FURTHER TERMS: For a period of three years, Buyer will not contact Seller's employees, customers, landlords or suppliers, or otherwise observe the Business, without Seller's consent, nor shall Buyer directly or indirectly solicit for employment any employees of Seller. Seller and Seller's successors are specifically intended to be beneficiaries of the duties and obligations of this Agreement and may prosecute any action at law or in equity necessary to enforce its terms and conditions as though a party hereto. This Agreement can only be modified in writing, signed by both Buyer and Seller or Seller’s broker. Waiver of any breach of this Agreement shall not be a waiver of any subsequent breach. This Agreement supersedes all prior understandings or agreements between the parties with respect to its subject matter. This Agreement shall be construed under and governed by the laws of the State of California.
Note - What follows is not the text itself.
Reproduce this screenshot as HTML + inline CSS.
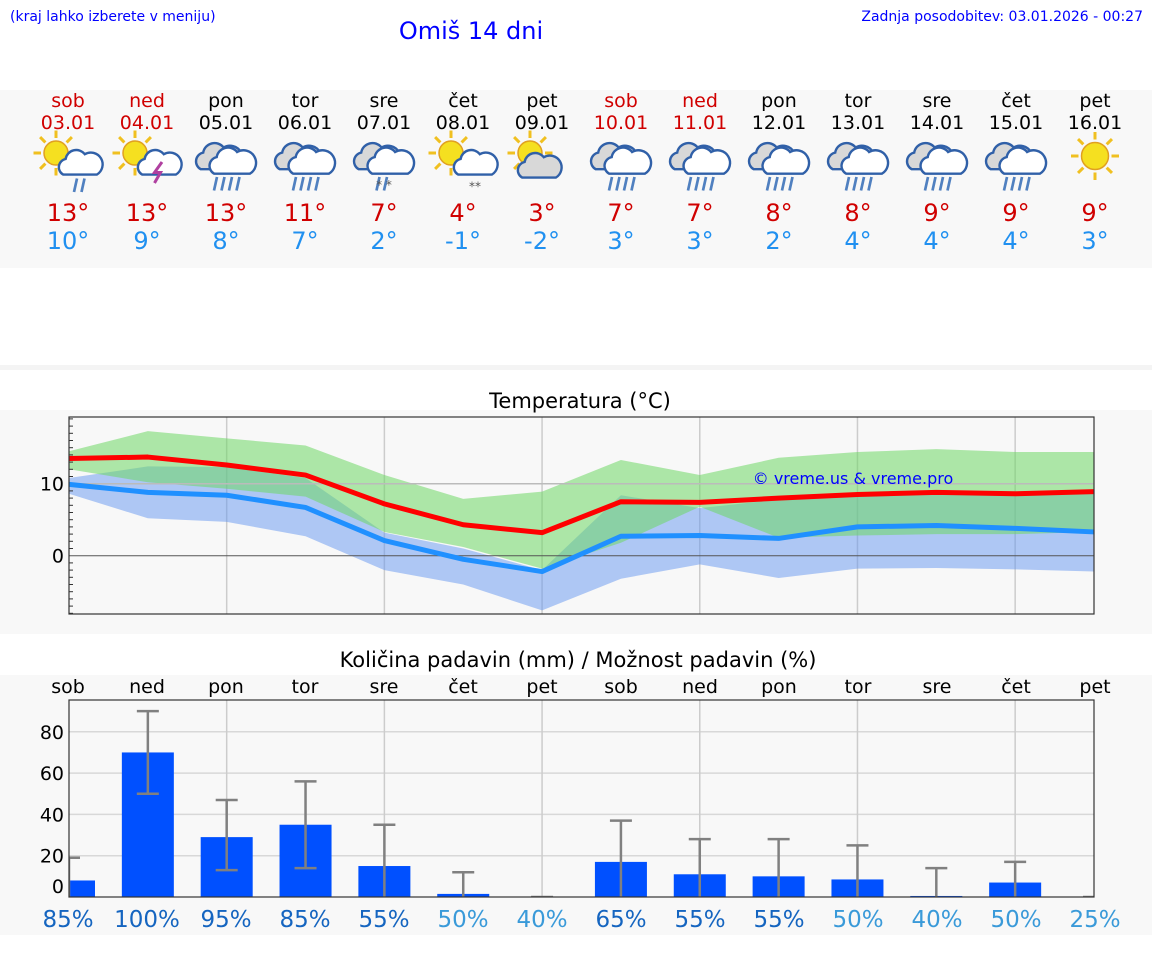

The venue for any action instituted to enforce any terms of the Agreement shall be in the county in which the Business is located. Buyer acknowledges that it would be extremely difficult to measure the amount of damages to Seller arising from a breach or threatened breach of any provision of this Agreement, and that money damages would be an inadequate remedy. Seller shall be entitled to temporary and permanent injunctive relief to restrain the Buyer from any such breach or threatened breach. This Agreement may be signed in counterparts and faxed and electronic signatures may be considered as originals. If Buyer is a corporation, partnership or other such entity, the undersigned executes this Agreement on behalf of Buyer and warrants that he or she is duly authorized to do so. In the event of any litigation to enforce this Agreement, the prevailing party shall be entitled to recover all costs and expenses incurred, including reasonable attorneys' fees and court costs, in addition to such other relief as may be awarded. Buyer acknowledges receipt of a fully completed copy of this Agreement.